## To be done:
Your task is to transcribe, without alteration, the lines from the top of the material below through the line bearing "const zeroOffset = ((0", inclusive.

## Dataset excerpt:
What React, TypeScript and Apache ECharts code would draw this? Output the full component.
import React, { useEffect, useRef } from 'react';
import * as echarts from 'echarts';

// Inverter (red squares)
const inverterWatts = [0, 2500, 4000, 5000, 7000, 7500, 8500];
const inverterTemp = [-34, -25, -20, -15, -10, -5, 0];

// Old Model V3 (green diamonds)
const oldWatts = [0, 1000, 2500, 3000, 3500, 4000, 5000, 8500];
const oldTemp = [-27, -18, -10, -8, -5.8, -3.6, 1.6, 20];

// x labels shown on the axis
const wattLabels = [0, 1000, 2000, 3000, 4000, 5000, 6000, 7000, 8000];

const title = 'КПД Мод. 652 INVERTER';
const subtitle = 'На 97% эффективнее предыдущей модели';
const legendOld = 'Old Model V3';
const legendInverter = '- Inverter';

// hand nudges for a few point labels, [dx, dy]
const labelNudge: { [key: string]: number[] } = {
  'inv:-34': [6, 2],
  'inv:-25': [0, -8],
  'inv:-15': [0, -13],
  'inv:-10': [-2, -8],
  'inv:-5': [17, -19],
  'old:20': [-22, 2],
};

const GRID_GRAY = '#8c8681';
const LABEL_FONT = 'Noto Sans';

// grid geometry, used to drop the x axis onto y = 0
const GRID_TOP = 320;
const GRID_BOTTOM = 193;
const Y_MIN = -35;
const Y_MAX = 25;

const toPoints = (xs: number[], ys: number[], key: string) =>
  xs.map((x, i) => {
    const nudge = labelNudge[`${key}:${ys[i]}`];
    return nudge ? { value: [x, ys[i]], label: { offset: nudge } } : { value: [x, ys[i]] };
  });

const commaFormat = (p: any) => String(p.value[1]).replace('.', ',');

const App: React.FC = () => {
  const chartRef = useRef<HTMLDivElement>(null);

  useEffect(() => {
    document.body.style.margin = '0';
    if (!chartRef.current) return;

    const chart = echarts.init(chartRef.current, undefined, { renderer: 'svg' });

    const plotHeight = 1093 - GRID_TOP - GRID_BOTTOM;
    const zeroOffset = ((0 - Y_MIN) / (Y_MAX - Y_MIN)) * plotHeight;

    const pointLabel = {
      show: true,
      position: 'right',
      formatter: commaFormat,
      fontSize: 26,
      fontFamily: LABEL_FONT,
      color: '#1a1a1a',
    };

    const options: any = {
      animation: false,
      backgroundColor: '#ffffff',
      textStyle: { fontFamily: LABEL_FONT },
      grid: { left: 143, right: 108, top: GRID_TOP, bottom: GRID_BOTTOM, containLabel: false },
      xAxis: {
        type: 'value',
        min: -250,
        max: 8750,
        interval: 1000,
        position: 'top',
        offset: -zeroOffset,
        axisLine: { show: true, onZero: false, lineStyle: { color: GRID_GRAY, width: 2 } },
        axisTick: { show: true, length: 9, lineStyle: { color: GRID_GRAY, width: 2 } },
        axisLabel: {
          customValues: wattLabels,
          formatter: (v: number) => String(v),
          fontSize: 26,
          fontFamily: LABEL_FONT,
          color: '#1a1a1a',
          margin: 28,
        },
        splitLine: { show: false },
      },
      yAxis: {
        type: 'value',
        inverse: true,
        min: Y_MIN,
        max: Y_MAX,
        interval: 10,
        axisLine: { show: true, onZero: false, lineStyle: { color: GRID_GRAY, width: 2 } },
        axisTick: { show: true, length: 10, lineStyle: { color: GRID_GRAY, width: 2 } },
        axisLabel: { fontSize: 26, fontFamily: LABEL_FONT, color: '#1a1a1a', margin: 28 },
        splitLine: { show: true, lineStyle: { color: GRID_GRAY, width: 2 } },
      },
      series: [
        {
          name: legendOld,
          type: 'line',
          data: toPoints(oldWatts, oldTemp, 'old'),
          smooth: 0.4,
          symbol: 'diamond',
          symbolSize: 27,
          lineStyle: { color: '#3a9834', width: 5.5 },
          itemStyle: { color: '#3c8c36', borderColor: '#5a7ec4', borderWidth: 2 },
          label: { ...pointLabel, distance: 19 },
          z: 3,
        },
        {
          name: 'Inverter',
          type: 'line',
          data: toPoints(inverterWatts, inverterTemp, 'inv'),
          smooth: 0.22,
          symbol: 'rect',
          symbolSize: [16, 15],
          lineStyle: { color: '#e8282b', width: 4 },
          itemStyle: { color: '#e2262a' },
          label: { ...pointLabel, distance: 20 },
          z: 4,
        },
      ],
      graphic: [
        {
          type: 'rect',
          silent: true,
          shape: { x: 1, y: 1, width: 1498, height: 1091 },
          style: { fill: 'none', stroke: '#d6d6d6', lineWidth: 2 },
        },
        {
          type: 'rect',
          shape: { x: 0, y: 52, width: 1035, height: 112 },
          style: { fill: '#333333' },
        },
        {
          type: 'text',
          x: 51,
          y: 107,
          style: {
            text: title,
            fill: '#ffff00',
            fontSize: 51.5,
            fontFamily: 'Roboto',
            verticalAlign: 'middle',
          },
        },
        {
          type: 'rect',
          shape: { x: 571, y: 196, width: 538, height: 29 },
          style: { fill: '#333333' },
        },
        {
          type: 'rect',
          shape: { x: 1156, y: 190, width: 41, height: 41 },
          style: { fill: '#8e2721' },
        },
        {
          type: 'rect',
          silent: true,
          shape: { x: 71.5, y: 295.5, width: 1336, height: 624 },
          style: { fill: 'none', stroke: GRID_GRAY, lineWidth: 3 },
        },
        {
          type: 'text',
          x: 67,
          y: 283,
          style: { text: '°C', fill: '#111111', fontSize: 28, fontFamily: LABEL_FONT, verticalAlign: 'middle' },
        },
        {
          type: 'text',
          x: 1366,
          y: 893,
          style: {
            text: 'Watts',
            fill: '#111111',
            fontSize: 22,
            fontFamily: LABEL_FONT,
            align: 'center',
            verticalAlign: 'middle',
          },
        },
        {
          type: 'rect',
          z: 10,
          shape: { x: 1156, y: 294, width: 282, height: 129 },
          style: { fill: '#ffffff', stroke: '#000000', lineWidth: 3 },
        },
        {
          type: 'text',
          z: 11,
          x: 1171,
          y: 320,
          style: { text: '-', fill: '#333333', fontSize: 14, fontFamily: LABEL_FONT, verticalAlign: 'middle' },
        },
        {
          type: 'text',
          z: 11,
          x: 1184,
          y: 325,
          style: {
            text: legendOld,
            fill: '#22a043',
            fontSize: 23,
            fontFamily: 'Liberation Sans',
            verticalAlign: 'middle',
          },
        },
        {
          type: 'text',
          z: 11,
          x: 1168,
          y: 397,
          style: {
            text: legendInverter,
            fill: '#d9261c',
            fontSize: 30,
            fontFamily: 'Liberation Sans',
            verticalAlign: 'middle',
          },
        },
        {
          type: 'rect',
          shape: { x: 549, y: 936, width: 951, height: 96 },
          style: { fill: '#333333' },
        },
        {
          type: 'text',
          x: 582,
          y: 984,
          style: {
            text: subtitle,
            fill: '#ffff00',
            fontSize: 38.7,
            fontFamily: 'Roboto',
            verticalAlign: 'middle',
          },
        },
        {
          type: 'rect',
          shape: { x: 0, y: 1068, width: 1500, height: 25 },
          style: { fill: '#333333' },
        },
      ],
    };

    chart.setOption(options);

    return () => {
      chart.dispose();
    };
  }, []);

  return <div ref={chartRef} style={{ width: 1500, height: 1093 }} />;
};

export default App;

## Correct response:
What React, TypeScript and Apache ECharts code would draw this? Output the full component.
import React, { useEffect, useRef } from 'react';
import * as echarts from 'echarts';

// Inverter (red squares)
const inverterWatts = [0, 2500, 4000, 5000, 7000, 7500, 8500];
const inverterTemp = [-34, -25, -20, -15, -10, -5, 0];

// Old Model V3 (green diamonds)
const oldWatts = [0, 1000, 2500, 3000, 3500, 4000, 5000, 8500];
const oldTemp = [-27, -18, -10, -8, -5.8, -3.6, 1.6, 20];

// x labels shown on the axis
const wattLabels = [0, 1000, 2000, 3000, 4000, 5000, 6000, 7000, 8000];

const title = 'КПД Мод. 652 INVERTER';
const subtitle = 'На 97% эффективнее предыдущей модели';
const legendOld = 'Old Model V3';
const legendInverter = '- Inverter';

// hand nudges for a few point labels, [dx, dy]
const labelNudge: { [key: string]: number[] } = {
  'inv:-34': [6, 2],
  'inv:-25': [0, -8],
  'inv:-15': [0, -13],
  'inv:-10': [-2, -8],
  'inv:-5': [17, -19],
  'old:20': [-22, 2],
};

const GRID_GRAY = '#8c8681';
const LABEL_FONT = 'Noto Sans';

// grid geometry, used to drop the x axis onto y = 0
const GRID_TOP = 320;
const GRID_BOTTOM = 193;
const Y_MIN = -35;
const Y_MAX = 25;

const toPoints = (xs: number[], ys: number[], key: string) =>
  xs.map((x, i) => {
    const nudge = labelNudge[`${key}:${ys[i]}`];
    return nudge ? { value: [x, ys[i]], label: { offset: nudge } } : { value: [x, ys[i]] };
  });

const commaFormat = (p: any) => String(p.value[1]).replace('.', ',');

const App: React.FC = () => {
  const chartRef = useRef<HTMLDivElement>(null);

  useEffect(() => {
    document.body.style.margin = '0';
    if (!chartRef.current) return;

    const chart = echarts.init(chartRef.current, undefined, { renderer: 'svg' });

    const plotHeight = 1093 - GRID_TOP - GRID_BOTTOM;
    const zeroOffset = ((0 - Y_MIN) / (Y_MAX - Y_MIN)) * plotHeight;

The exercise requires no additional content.